The Op-Ed also discusses how adding a Managed Lanes to all Atlanta freeways would help both drivers and transit users. Most importantly these new improvements can be paid for using existing funds. No additional tax dollars are required. 

The complete Op-Ed is available here. The full study is available here

Atlanta’s mobility and congestion problems are well known. It has the seventh-worst congestion in the country. The area’s residents waste 51 hours a year sitting in traffic, and those delays cost the region $3.1 billion a year. 

Metro Atlanta agencies plan to spend $84 billion over the next 30 years on transportation. Unfortunately, the transportation plans treat far too many projects as stand-alone ventures intended to address single-problem spots. 

Atlanta needs a connected transportation network to fix today’s congestion and handle the demands of looming population growth.
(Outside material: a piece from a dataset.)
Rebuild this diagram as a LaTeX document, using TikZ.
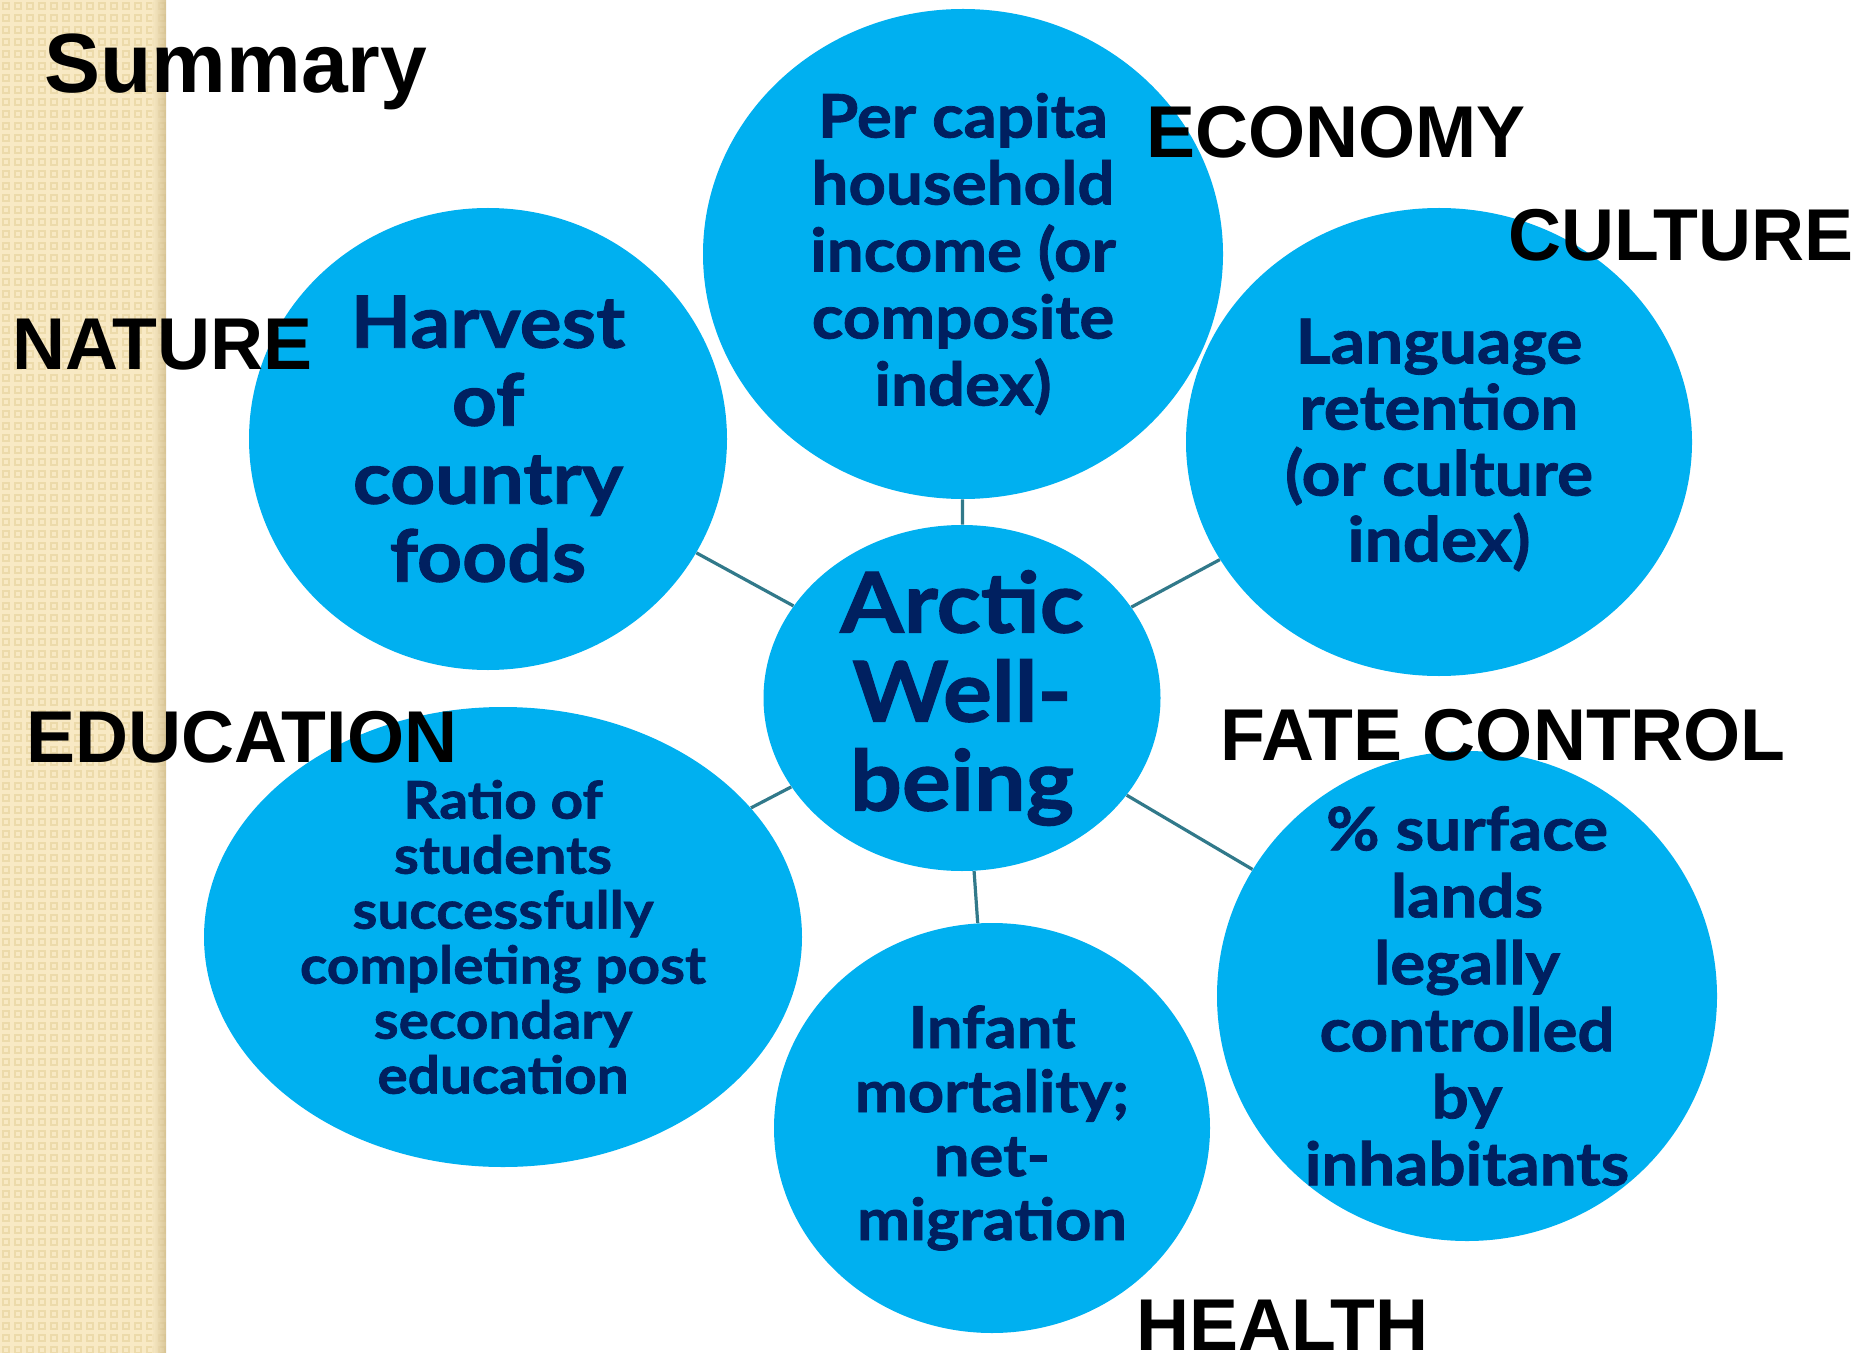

Right now, Atlanta, with 7,500 lane miles, has one of the most underdeveloped surface street networks of any major U.S. area. With a similar population, Dallas has 10,000 lane miles. Detroit has a smaller population, but more lane miles — 8,600. 

Surface streets, or arterials, are key to traveling within cities and also provide alternatives to congested freeways. Today, an accident on I-285 creates major congestion in part because there is no alternate route.